> TASK STATEMENT
Retype the whole listing, please, keeping every line exact and dropping the pictures.

> PROVIDED MATERIAL
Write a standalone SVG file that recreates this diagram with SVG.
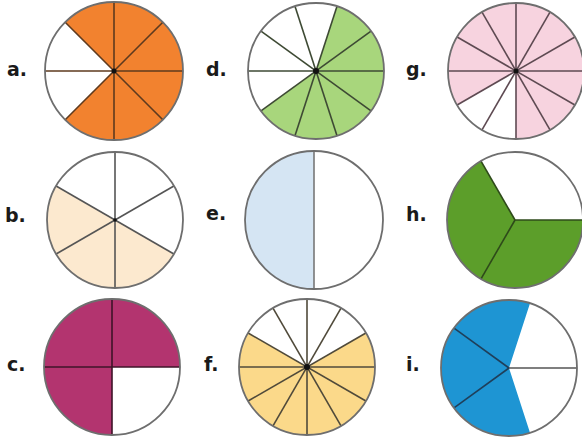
<svg xmlns="http://www.w3.org/2000/svg" width="582" height="437" viewBox="0 0 582 437">
<style>
.bg{fill:#ffffff}
.lbl{font-family:"DejaVu Sans","Liberation Sans",sans-serif;font-weight:bold;font-size:19px;fill:#1a1a1a}
.rim{fill:none;stroke:#6e6e6e;stroke-width:1.8}
.ln{fill:none;stroke-width:1.6;stroke-linecap:butt}
.dot{fill:#111}
</style>
<rect class="bg" x="0" y="0" width="582" height="437"/>

<g id="a">
<text class="lbl" x="7" y="76">a.</text>
<path d="M114,71 L65.21,22.21 A69,69 0 1 1 65.21,119.79 Z" fill="#f2822f"/>
<g class="ln" stroke="#5e3a1e">
<line x1="45" y1="71" x2="183" y2="71"/>
<line x1="114" y1="2" x2="114" y2="140"/>
<line x1="162.79" y1="22.21" x2="65.21" y2="119.79"/>
<line x1="65.21" y1="22.21" x2="162.79" y2="119.79"/>
</g>
<circle class="rim" cx="114" cy="71" r="69" stroke="#7a6a60"/>
<circle class="dot" cx="114" cy="71" r="2.5"/>
</g>

<g id="d">
<text class="lbl" x="206" y="76">d.</text>
<path d="M316,71 L337.01,6.33 A68,68 0 1 1 260.99,110.97 Z" fill="#a8d67c"/>
<g class="ln" stroke="#3e4a34">
<line x1="384" y1="71" x2="248" y2="71"/>
<line x1="371.01" y1="31.03" x2="260.99" y2="110.97"/>
<line x1="337.01" y1="6.33" x2="294.99" y2="135.67"/>
<line x1="294.99" y1="6.33" x2="337.01" y2="135.67"/>
<line x1="260.99" y1="31.03" x2="371.01" y2="110.97"/>
</g>
<circle class="rim" cx="316" cy="71" r="68" stroke="#5a6050"/>
<circle class="dot" cx="316" cy="71" r="3"/>
</g>

<g id="g">
<text class="lbl" x="406" y="76">g.</text>
<path d="M516,71 L457.11,105 A68,68 0 1 1 516,139 Z" fill="#f7d3df"/>
<g class="ln" stroke="#5e4a52">
<line x1="584" y1="71" x2="448" y2="71"/>
<line x1="574.89" y1="37" x2="457.11" y2="105"/>
<line x1="550" y1="12.11" x2="482" y2="129.89"/>
<line x1="516" y1="3" x2="516" y2="139"/>
<line x1="482" y1="12.11" x2="550" y2="129.89"/>
<line x1="457.11" y1="37" x2="574.89" y2="105"/>
</g>
<circle class="rim" cx="516" cy="71" r="68" stroke="#7a6a70"/>
<circle class="dot" cx="516" cy="71" r="2.5"/>
</g>

<g id="b">
<text class="lbl" x="5" y="222">b.</text>
<path d="M115,220 L56.11,186 A68,68 0 0 0 173.89,254 Z" fill="#fce9cf"/>
<g class="ln" stroke="#555">
<line x1="115" y1="152" x2="115" y2="288"/>
<line x1="173.89" y1="186" x2="56.11" y2="254"/>
<line x1="56.11" y1="186" x2="173.89" y2="254"/>
</g>
<circle class="rim" cx="115" cy="220" r="68"/>
<circle class="dot" cx="115" cy="220" r="1.8"/>
</g>

<g id="e">
<text class="lbl" x="206" y="220">e.</text>
<path d="M314,151 A69,69 0 0 0 314,289 Z" fill="#d5e5f3"/>
<line class="ln" x1="314" y1="151" x2="314" y2="289" stroke="#777" stroke-width="2.2"/>
<circle class="rim" cx="314" cy="220" r="69" stroke="#7a7a7a"/>
</g>

<g id="h">
<text class="lbl" x="406" y="221">h.</text>
<path d="M515,220 L481,161.11 A68,68 0 1 0 583,220 Z" fill="#5c9e2a"/>
<g class="ln" stroke="#2e4a1a">
<line x1="515" y1="220" x2="583" y2="220"/>
<line x1="515" y1="220" x2="481" y2="161.11"/>
<line x1="515" y1="220" x2="481" y2="278.89"/>
</g>
<circle class="rim" cx="515" cy="220" r="68" stroke="#6a6a6a"/>
</g>

<g id="c">
<text class="lbl" x="7" y="371">c.</text>
<path d="M112,367 L180,367 A68,68 0 1 0 112,435 Z" fill="#b3346f"/>
<g class="ln" stroke="#3e1428">
<line x1="44" y1="367" x2="180" y2="367"/>
<line x1="112" y1="299" x2="112" y2="435"/>
</g>
<circle class="rim" cx="112" cy="367" r="68" stroke="#4a3040"/>
</g>

<g id="f">
<text class="lbl" x="204" y="371">f.</text>
<path d="M307,367 L248.11,333 A68,68 0 1 0 365.89,333 Z" fill="#fbd98a"/>
<g class="ln" stroke="#504a3a">
<line x1="375" y1="367" x2="239" y2="367"/>
<line x1="365.89" y1="333" x2="248.11" y2="401"/>
<line x1="341" y1="308.11" x2="273" y2="425.89"/>
<line x1="307" y1="299" x2="307" y2="435"/>
<line x1="273" y1="308.11" x2="341" y2="425.89"/>
<line x1="248.11" y1="333" x2="365.89" y2="401"/>
</g>
<circle class="rim" cx="307" cy="367" r="68" stroke="#6a6a6a"/>
<circle class="dot" cx="307" cy="367" r="3"/>
</g>

<g id="i">
<text class="lbl" x="406" y="371">i.</text>
<path d="M509,368 L530.01,303.33 A68,68 0 1 0 530.01,432.67 Z" fill="#1e95d3"/>
<g class="ln" stroke="#1f3f5a">
<line x1="509" y1="368" x2="577" y2="368" stroke="#555"/>
<line x1="509" y1="368" x2="453.99" y2="328.03"/>
<line x1="509" y1="368" x2="453.99" y2="407.97"/>
</g>
<circle class="rim" cx="509" cy="368" r="68" stroke="#5a6470"/>
</g>
</svg>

> RESULT BELOW
Write a standalone SVG file that recreates this diagram with SVG.
<svg xmlns="http://www.w3.org/2000/svg" width="582" height="437" viewBox="0 0 582 437">
<style>
.bg{fill:#ffffff}
.lbl{font-family:"DejaVu Sans","Liberation Sans",sans-serif;font-weight:bold;font-size:19px;fill:#1a1a1a}
.rim{fill:none;stroke:#6e6e6e;stroke-width:1.8}
.ln{fill:none;stroke-width:1.6;stroke-linecap:butt}
.dot{fill:#111}
</style>
<rect class="bg" x="0" y="0" width="582" height="437"/>

<g id="a">
<text class="lbl" x="7" y="76">a.</text>
<path d="M114,71 L65.21,22.21 A69,69 0 1 1 65.21,119.79 Z" fill="#f2822f"/>
<g class="ln" stroke="#5e3a1e">
<line x1="45" y1="71" x2="183" y2="71"/>
<line x1="114" y1="2" x2="114" y2="140"/>
<line x1="162.79" y1="22.21" x2="65.21" y2="119.79"/>
<line x1="65.21" y1="22.21" x2="162.79" y2="119.79"/>
</g>
<circle class="rim" cx="114" cy="71" r="69" stroke="#7a6a60"/>
<circle class="dot" cx="114" cy="71" r="2.5"/>
</g>

<g id="d">
<text class="lbl" x="206" y="76">d.</text>
<path d="M316,71 L337.01,6.33 A68,68 0 1 1 260.99,110.97 Z" fill="#a8d67c"/>
<g class="ln" stroke="#3e4a34">
<line x1="384" y1="71" x2="248" y2="71"/>
<line x1="371.01" y1="31.03" x2="260.99" y2="110.97"/>
<line x1="337.01" y1="6.33" x2="294.99" y2="135.67"/>
<line x1="294.99" y1="6.33" x2="337.01" y2="135.67"/>
<line x1="260.99" y1="31.03" x2="371.01" y2="110.97"/>
</g>
<circle class="rim" cx="316" cy="71" r="68" stroke="#5a6050"/>
<circle class="dot" cx="316" cy="71" r="3"/>
</g>

<g id="g">
<text class="lbl" x="406" y="76">g.</text>
<path d="M516,71 L457.11,105 A68,68 0 1 1 516,139 Z" fill="#f7d3df"/>
<g class="ln" stroke="#5e4a52">
<line x1="584" y1="71" x2="448" y2="71"/>
<line x1="574.89" y1="37" x2="457.11" y2="105"/>
<line x1="550" y1="12.11" x2="482" y2="129.89"/>
<line x1="516" y1="3" x2="516" y2="139"/>
<line x1="482" y1="12.11" x2="550" y2="129.89"/>
<line x1="457.11" y1="37" x2="574.89" y2="105"/>
</g>
<circle class="rim" cx="516" cy="71" r="68" stroke="#7a6a70"/>
<circle class="dot" cx="516" cy="71" r="2.5"/>
</g>

<g id="b">
<text class="lbl" x="5" y="222">b.</text>
<path d="M115,220 L56.11,186 A68,68 0 0 0 173.89,254 Z" fill="#fce9cf"/>
<g class="ln" stroke="#555">
<line x1="115" y1="152" x2="115" y2="288"/>
<line x1="173.89" y1="186" x2="56.11" y2="254"/>
<line x1="56.11" y1="186" x2="173.89" y2="254"/>
</g>
<circle class="rim" cx="115" cy="220" r="68"/>
<circle class="dot" cx="115" cy="220" r="1.8"/>
</g>

<g id="e">
<text class="lbl" x="206" y="220">e.</text>
<path d="M314,151 A69,69 0 0 0 314,289 Z" fill="#d5e5f3"/>
<line class="ln" x1="314" y1="151" x2="314" y2="289" stroke="#777" stroke-width="2.2"/>
<circle class="rim" cx="314" cy="220" r="69" stroke="#7a7a7a"/>
</g>

<g id="h">
<text class="lbl" x="406" y="221">h.</text>
<path d="M515,220 L481,161.11 A68,68 0 1 0 583,220 Z" fill="#5c9e2a"/>
<g class="ln" stroke="#2e4a1a">
<line x1="515" y1="220" x2="583" y2="220"/>
<line x1="515" y1="220" x2="481" y2="161.11"/>
<line x1="515" y1="220" x2="481" y2="278.89"/>
</g>
<circle class="rim" cx="515" cy="220" r="68" stroke="#6a6a6a"/>
</g>

<g id="c">
<text class="lbl" x="7" y="371">c.</text>
<path d="M112,367 L180,367 A68,68 0 1 0 112,435 Z" fill="#b3346f"/>
<g class="ln" stroke="#3e1428">
<line x1="44" y1="367" x2="180" y2="367"/>
<line x1="112" y1="299" x2="112" y2="435"/>
</g>
<circle class="rim" cx="112" cy="367" r="68" stroke="#4a3040"/>
</g>

<g id="f">
<text class="lbl" x="204" y="371">f.</text>
<path d="M307,367 L248.11,333 A68,68 0 1 0 365.89,333 Z" fill="#fbd98a"/>
<g class="ln" stroke="#504a3a">
<line x1="375" y1="367" x2="239" y2="367"/>
<line x1="365.89" y1="333" x2="248.11" y2="401"/>
<line x1="341" y1="308.11" x2="273" y2="425.89"/>
<line x1="307" y1="299" x2="307" y2="435"/>
<line x1="273" y1="308.11" x2="341" y2="425.89"/>
<line x1="248.11" y1="333" x2="365.89" y2="401"/>
</g>
<circle class="rim" cx="307" cy="367" r="68" stroke="#6a6a6a"/>
<circle class="dot" cx="307" cy="367" r="3"/>
</g>

<g id="i">
<text class="lbl" x="406" y="371">i.</text>
<path d="M509,368 L530.01,303.33 A68,68 0 1 0 530.01,432.67 Z" fill="#1e95d3"/>
<g class="ln" stroke="#1f3f5a">
<line x1="509" y1="368" x2="577" y2="368" stroke="#555"/>
<line x1="509" y1="368" x2="453.99" y2="328.03"/>
<line x1="509" y1="368" x2="453.99" y2="407.97"/>
</g>
<circle class="rim" cx="509" cy="368" r="68" stroke="#5a6470"/>
</g>
</svg>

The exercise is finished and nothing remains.